**STATED GOAL:** Transcribe the records that follow exactly. Skip the pictures.

**SUPPLIED MATERIAL:**
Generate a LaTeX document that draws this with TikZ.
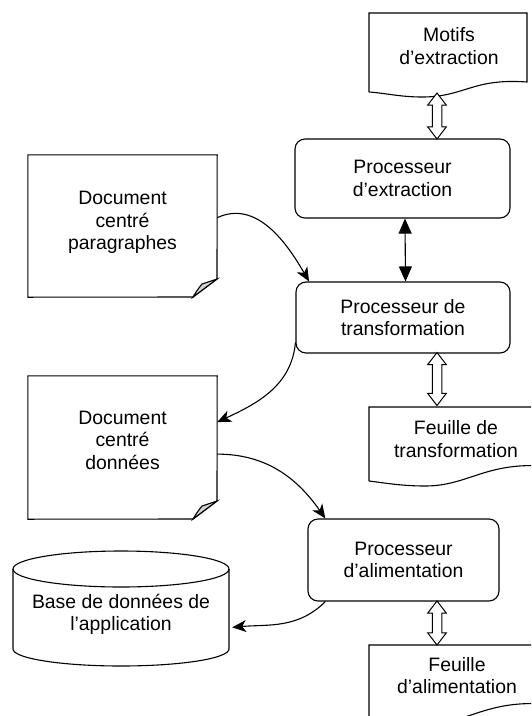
\documentclass[tikz,border=0pt]{standalone}
\usepackage{fontspec}
\setmainfont{Liberation Sans}
\usetikzlibrary{arrows.meta,shapes.arrows}

\begin{document}
\begin{tikzpicture}[x=1pt,y=1pt,
  txt/.style={align=center,inner sep=0pt,font=\fontsize{19.4}{22.5}\selectfont},
  proc/.style={txt,draw,line width=1.1pt,rounded corners=10pt},
  bord/.style={line width=1.1pt},
  boite/.style={inner sep=0pt},
  fleche/.style={line width=1.1pt,-{Stealth[length=14pt,width=12pt,inset=4pt]}},
  noir/.style={line width=1.1pt,{Triangle[length=15pt,width=13pt]}-{Triangle[length=15pt,width=13pt]}},
  dblarrow/.style={double arrow,draw,fill=white,line width=1pt,inner xsep=0pt,inner ysep=4.25pt,rotate=90,
    double arrow head extend=4.5pt,double arrow tip angle=75}]
  \useasboundingbox (0,0) rectangle (531,-716);
  \clip (0,0) rectangle (531,-716);

  \node[proc,minimum width=215,minimum height=79] (pe) at (402.5,-178.5) {Processeur\\d’extraction};
  \node[proc,minimum width=214,minimum height=71] (pt) at (403,-317.5) {Processeur de\\transformation};
  \node[proc,minimum width=191,minimum height=82] (pa) at (403.5,-560) {Processeur\\d’alimentation};

  \node[txt] (mot) at (449,-46) {Motifs\\d’extraction};
  \draw[bord] (369,-92) -- (369,-13) -- (527,-13) -- (527,-82)
    .. controls (472,-78) and (465,-97) .. (422,-97) .. controls (400,-97) and (385,-93) .. (369,-92);
  \node[txt] (ft) at (456,-439) {Feuille de\\transformation};
  \draw[bord] (369,-481) -- (369,-407) -- (545,-407) -- (545,-466)
    .. controls (485,-462) and (468,-486) .. (425,-486) .. controls (402,-486) and (385,-483) .. (369,-481);
  \node[txt] (fa) at (457,-675.5) {Feuille\\d’alimentation};
  \draw[bord] (369,-719) -- (369,-645) -- (545,-645) -- (545,-704)
    .. controls (485,-700) and (468,-724) .. (425,-724) .. controls (402,-724) and (385,-721) .. (369,-719);

  \node[boite,minimum width=189,minimum height=142] (dp) at (122.5,-226) {};
  \draw[bord] (dp.north west) -- (dp.north east) -- (217,-279) -- (193,-297) -- (dp.south west) -- cycle;
  \draw[bord,fill=gray!35] (217,-279) -- (202,-284) .. controls (198,-289) .. (193,-297) -- cycle;
  \node[txt] (dptxt) at (122.5,-222.5) {Document\\centré\\paragraphes};

  \node[boite,minimum width=189,minimum height=143] (dd) at (122.5,-447.5) {};
  \draw[bord] (dd.north west) -- (dd.north east) -- (217,-501) -- (193,-519) -- (dd.south west) -- cycle;
  \draw[bord,fill=gray!35] (217,-501) -- (202,-506) .. controls (198,-511) .. (193,-519) -- cycle;
  \node[txt] (ddtxt) at (122.5,-440) {Document\\centré\\données};

  \node[boite,minimum width=216,minimum height=115] (bdd) at (121,-608.5) {};
  \draw[bord] (13,-569) -- (13,-649) arc[start angle=180,end angle=360,x radius=108,y radius=17] -- (229,-569);
  \draw[bord] (121,-569) ellipse[x radius=108,y radius=18];
  \node[txt] (bddtxt) at (121,-614.5) {Base de données de\\l’application};

  \node[dblarrow,minimum height=46] (ae) at (437,-116) {};
  \node[dblarrow,minimum height=53] (at) at (437,-379) {};
  \node[dblarrow,minimum height=44] (aa) at (437,-623) {};
  \draw[noir] ([xshift=2.5pt]pe.south) -- ([xshift=2.5pt]pt.north);

  \draw[fleche] (dp.5) to[out=25,in=120] (pt.159);
  \draw[fleche] (pt.193) to[out=265,in=25] (dd.15);
  \draw[fleche] (dd.-4) to[out=0,in=125] (pa.152);
  \draw[fleche,shorten >=3pt] (pa.208) to[out=225,in=5] (bdd.-10);
\end{tikzpicture}
\end{document}
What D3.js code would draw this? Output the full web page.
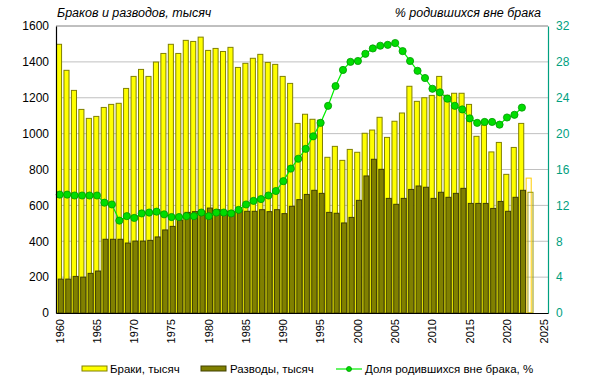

**ANSWER TO THIS EXERCISE:**
Generate a LaTeX document that draws this with TikZ.
\documentclass[tikz,border=0pt]{standalone}
\usepackage{fontspec}
\setmainfont{Liberation Sans}
\usetikzlibrary{arrows.meta,shapes.arrows}

\begin{document}
\begin{tikzpicture}[x=1pt,y=1pt,
  txt/.style={align=center,inner sep=0pt,font=\fontsize{19.4}{22.5}\selectfont},
  proc/.style={txt,draw,line width=1.1pt,rounded corners=10pt},
  bord/.style={line width=1.1pt},
  boite/.style={inner sep=0pt},
  fleche/.style={line width=1.1pt,-{Stealth[length=14pt,width=12pt,inset=4pt]}},
  noir/.style={line width=1.1pt,{Triangle[length=15pt,width=13pt]}-{Triangle[length=15pt,width=13pt]}},
  dblarrow/.style={double arrow,draw,fill=white,line width=1pt,inner xsep=0pt,inner ysep=4.25pt,rotate=90,
    double arrow head extend=4.5pt,double arrow tip angle=75}]
  \useasboundingbox (0,0) rectangle (531,-716);
  \clip (0,0) rectangle (531,-716);

  \node[proc,minimum width=215,minimum height=79] (pe) at (402.5,-178.5) {Processeur\\d’extraction};
  \node[proc,minimum width=214,minimum height=71] (pt) at (403,-317.5) {Processeur de\\transformation};
  \node[proc,minimum width=191,minimum height=82] (pa) at (403.5,-560) {Processeur\\d’alimentation};

  \node[txt] (mot) at (449,-46) {Motifs\\d’extraction};
  \draw[bord] (369,-92) -- (369,-13) -- (527,-13) -- (527,-82)
    .. controls (472,-78) and (465,-97) .. (422,-97) .. controls (400,-97) and (385,-93) .. (369,-92);
  \node[txt] (ft) at (456,-439) {Feuille de\\transformation};
  \draw[bord] (369,-481) -- (369,-407) -- (545,-407) -- (545,-466)
    .. controls (485,-462) and (468,-486) .. (425,-486) .. controls (402,-486) and (385,-483) .. (369,-481);
  \node[txt] (fa) at (457,-675.5) {Feuille\\d’alimentation};
  \draw[bord] (369,-719) -- (369,-645) -- (545,-645) -- (545,-704)
    .. controls (485,-700) and (468,-724) .. (425,-724) .. controls (402,-724) and (385,-721) .. (369,-719);

  \node[boite,minimum width=189,minimum height=142] (dp) at (122.5,-226) {};
  \draw[bord] (dp.north west) -- (dp.north east) -- (217,-279) -- (193,-297) -- (dp.south west) -- cycle;
  \draw[bord,fill=gray!35] (217,-279) -- (202,-284) .. controls (198,-289) .. (193,-297) -- cycle;
  \node[txt] (dptxt) at (122.5,-222.5) {Document\\centré\\paragraphes};

  \node[boite,minimum width=189,minimum height=143] (dd) at (122.5,-447.5) {};
  \draw[bord] (dd.north west) -- (dd.north east) -- (217,-501) -- (193,-519) -- (dd.south west) -- cycle;
  \draw[bord,fill=gray!35] (217,-501) -- (202,-506) .. controls (198,-511) .. (193,-519) -- cycle;
  \node[txt] (ddtxt) at (122.5,-440) {Document\\centré\\données};

  \node[boite,minimum width=216,minimum height=115] (bdd) at (121,-608.5) {};
  \draw[bord] (13,-569) -- (13,-649) arc[start angle=180,end angle=360,x radius=108,y radius=17] -- (229,-569);
  \draw[bord] (121,-569) ellipse[x radius=108,y radius=18];
  \node[txt] (bddtxt) at (121,-614.5) {Base de données de\\l’application};

  \node[dblarrow,minimum height=46] (ae) at (437,-116) {};
  \node[dblarrow,minimum height=53] (at) at (437,-379) {};
  \node[dblarrow,minimum height=44] (aa) at (437,-623) {};
  \draw[noir] ([xshift=2.5pt]pe.south) -- ([xshift=2.5pt]pt.north);

  \draw[fleche] (dp.5) to[out=25,in=120] (pt.159);
  \draw[fleche] (pt.193) to[out=265,in=25] (dd.15);
  \draw[fleche] (dd.-4) to[out=0,in=125] (pa.152);
  \draw[fleche,shorten >=3pt] (pa.208) to[out=225,in=5] (bdd.-10);
\end{tikzpicture}
\end{document}
What D3.js code would draw this? Output the full web page.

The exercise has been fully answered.